Why on earth would you self-host this in Jenkins? This is a monitoring and alerting problem.

> These jobs check system configurations and properties and look to see if any node is failing those checks.

What year is it? We've solved this with immutable infrastructure or system integrity monitoring. Or both.

> The checks automatically mark Jenkins nodes as offline when any of those checks fail and notifies our Mobile Build & Release team via a Slack message.

"Mark" offline? Why not just terminate it? And why do we care if build nodes come and go? These should be cattle, not pets. If they all die at once, that's bad. If they're cycling in and out, that's business as usual.

> When our Jenkins UI stopped working, we noticed two things:

> 1. We had recently upgraded Jenkins and all its plugins to a newer version

Did they just now learn what an awful idea this is? All of this at once, really?

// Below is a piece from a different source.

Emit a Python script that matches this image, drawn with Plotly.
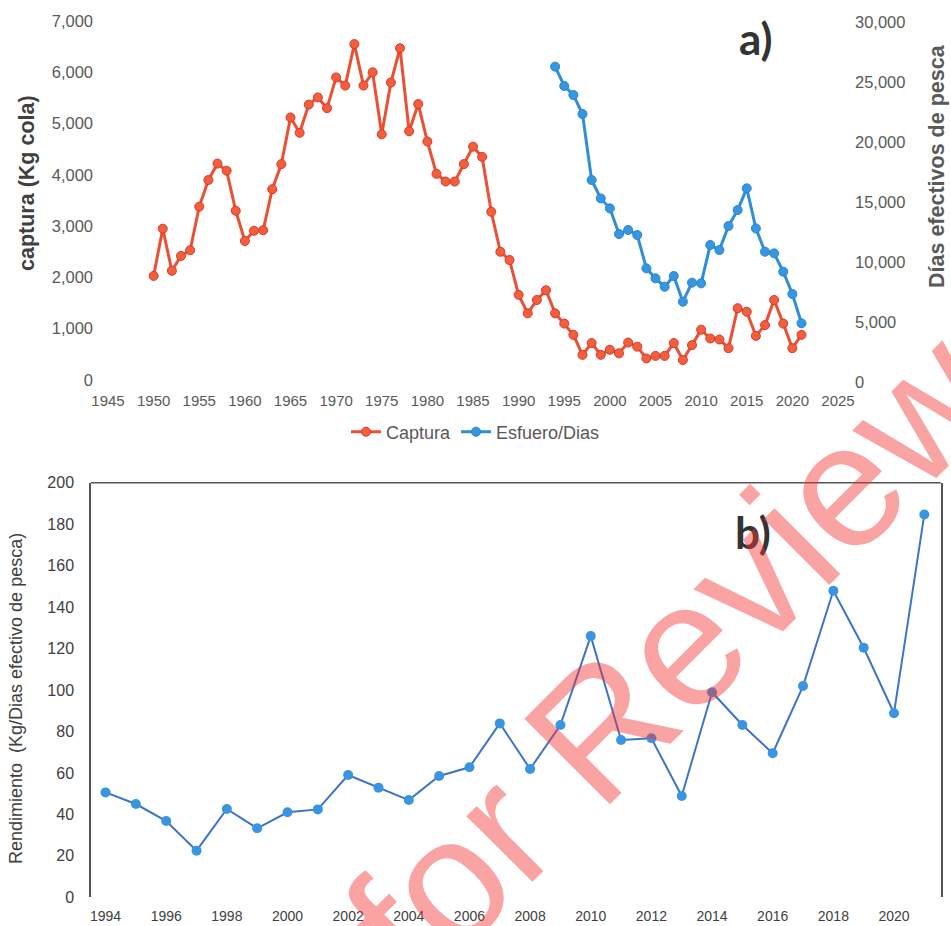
import plotly.graph_objects as go

# ---------------- data ----------------
years_captura = list(range(1950, 2022))
captura = [2030, 2950, 2130, 2420, 2530, 3380, 3900, 4220, 4080, 3300,
           2710, 2910, 2920, 3720, 4210, 5120, 4820, 5370, 5510, 5300,
           5900, 5740, 6550, 5740, 6000, 4790, 5800, 6470, 4850, 5380,
           4650, 4020, 3870, 3870, 4210, 4550, 4350, 3280, 2500, 2340,
           1660, 1300, 1560, 1750, 1300, 1100, 880, 490, 720, 490,
           590, 520, 730, 650, 420, 470, 470, 720, 390, 680,
           980, 810, 790, 620, 1400, 1330, 860, 1070, 1560, 1100,
           620, 880]

years_esfuerzo = list(range(1994, 2022))
esfuerzo = [26280, 24670, 23920, 22330, 16830, 15300, 14470, 12330, 12670, 12250,
            9470, 8640, 7940, 8830, 6690, 8280, 8220, 11420, 11000, 13000,
            14330, 16140, 12800, 10860, 10720, 9190, 7330, 4890]

years_rend = list(range(1994, 2022))
rendimiento = [50.6, 45.0, 36.8, 22.5, 42.6, 33.3, 41.0, 42.4, 59.0, 52.9,
               46.9, 58.5, 62.7, 83.9, 61.9, 83.1, 126.0, 75.9, 76.7, 48.9,
               98.9, 83.1, 69.5, 101.9, 147.9, 120.4, 88.8, 184.7]

FONT = "Liberation Sans, Arial, sans-serif"
W, H = 951, 926

fig = go.Figure()

fig.add_trace(go.Scatter(
    x=years_captura, y=captura, name="Captura", mode="lines+markers",
    line=dict(color="#ec5034", width=3),
    marker=dict(size=9, color="#f0603d", line=dict(color="#e3342b", width=1)),
    xaxis="x", yaxis="y"))

fig.add_trace(go.Scatter(
    x=years_esfuerzo, y=esfuerzo, name="Esfuero/Dias", mode="lines+markers",
    line=dict(color="#2f8edb", width=3),
    marker=dict(size=9, color="#3596e1", line=dict(color="#2a85d0", width=1)),
    xaxis="x", yaxis="y2"))

fig.add_trace(go.Scatter(
    x=years_rend, y=rendimiento, name="Rendimiento", mode="lines+markers",
    showlegend=False,
    line=dict(color="#3d74c9", width=2),
    marker=dict(size=10, color="#3a95e0", line=dict(color="#3a95e0", width=0)),
    xaxis="x2", yaxis="y3"))

tick_a = dict(family=FONT, size=15, color="#595959")

fig.update_layout(
    width=W, height=H,
    margin=dict(l=0, r=0, t=0, b=0, autoexpand=False),
    paper_bgcolor="white", plot_bgcolor="rgba(0,0,0,0)",
    font=dict(family=FONT, color="#404040"),
    xaxis=dict(domain=[108 / W, 838 / W], range=[1945, 2025], dtick=5, tick0=1945,
               showgrid=False, zeroline=False, showline=False, anchor="y",
               tickfont=tick_a, ticklabelstandoff=10, automargin=False),
    yaxis=dict(domain=[1 - 380 / H, 1 - 21 / H], range=[0, 7000], dtick=1000,
               tickformat=",", showgrid=False, zeroline=False, showline=False,
               tickfont=dict(family=FONT, size=16.5, color="#595959"),
               ticklabelstandoff=14, anchor="x", automargin=False),
    yaxis2=dict(domain=[1 - 382 / H, 1 - 22 / H], range=[0, 30000], dtick=5000,
                tickformat=",", showgrid=False, zeroline=False, showline=False,
                side="right", anchor="x",
                tickfont=dict(family=FONT, size=16.5, color="#595959"),
                ticklabelstandoff=16, automargin=False),
    xaxis2=dict(domain=[91 / W, 940.7 / W], range=[1993.52, 2021.54], dtick=2, tick0=1994,
                showgrid=False, zeroline=False, showline=False, anchor="y3",
                tickfont=dict(family=FONT, size=14, color="#404040"),
                ticklabelstandoff=9, automargin=False),
    yaxis3=dict(domain=[1 - 897.3 / H, 1 - 482.7 / H], range=[0, 200], dtick=20,
                showgrid=False, zeroline=False, showline=True, mirror=True,
                linecolor="#555555", linewidth=1.5, anchor="x2",
                tickfont=dict(family=FONT, size=16, color="#404040"),
                ticklabelstandoff=12, automargin=False),
    legend=dict(orientation="h", x=0.5, xanchor="center", y=1 - 432 / H, yanchor="middle",
                font=dict(family=FONT, size=18, color="#595959"),
                bgcolor="rgba(0,0,0,0)", tracegroupgap=0),
    showlegend=True,
)

# top border of panel b
fig.add_shape(type="line", xref="x2 domain", yref="y3 domain", x0=0, x1=1, y0=1, y1=1,
              line=dict(color="#555555", width=1.5))

ann = [
    dict(text="<b>captura (Kg cola)</b>", x=27 / W, y=1 - 183 / H, textangle=-90,
         font=dict(family=FONT, size=21.5, color="#404040")),
    dict(text="<b>Días efectivos de pesca</b>", x=937 / W, y=1 - 166 / H, textangle=-90,
         font=dict(family=FONT, size=21.5, color="#595959")),
    dict(text="Rendimiento  (Kg/Dias efectivo de pesca)", x=16 / W, y=1 - 699 / H,
         textangle=-90, font=dict(family=FONT, size=18, color="#404040")),
    dict(text="<b>a)</b>", x=756 / W, y=1 - 38 / H,
         font=dict(family="Lato, Liberation Sans, sans-serif", size=44, color="#333333")),
    dict(text="<b>b)</b>", x=753 / W, y=1 - 532 / H,
         font=dict(family="Lato, Liberation Sans, sans-serif", size=44, color="#333333")),
    dict(text="for Review", x=671 / W, y=1 - 657 / H, textangle=-45,
         font=dict(family=FONT, size=176, color="rgba(245,50,50,0.45)")),
]
for a in ann:
    a.update(xref="paper", yref="paper", showarrow=False, xanchor="center", yanchor="middle")
    fig.add_annotation(**a)

fig.write_html("out.html")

This isn't so much a Jenkins problem (though let's be clear, Jenkins is a problem) as it is a remedial engineering problem. The top takeaways should be "choose appropriate tools for the task at hand" and "don't make reckless decisions with brittle systems".

2 comments

> "Mark" offline? Why not just terminate it? And why do we care if build nodes come and go? These should be cattle, not pets. If they all die at once, that's bad. If they're cycling in and out, that's business as usual.

Given that they are for mobile builds, there might be some macOS nodes in there for iOS builds. These might be in-house machines they maintain -- or, if they use a cloud provider, there might be costs to just killing and spinning up nodes. For example, for EC2 Mac instances:

> EC2 Mac instances are available for purchase as Dedicated Hosts through On Demand and Savings Plans pricing models. Billing for EC2 Mac instances is per second with a 24-hour minimum allocation period to comply with the Apple macOS Software License Agreement.

if that's the case, just restart the failing nodes

and of course it's not that simple, they still have to customize the workflow

I think it's a frog boiling problem.

I start with building my code, then deploying it, then verifying the deployment, a few smoke tests, regression tests, pretty soon all of those concepts are crowding in on the brainspace of monitoring.

It's just one more thing, why slow down to learn a new tool and convince people to use it?

These days it's getting easier for me to requisition a machine to run a dev tool on. That hasn't always been the case, and I'm sure it's not the case everywhere.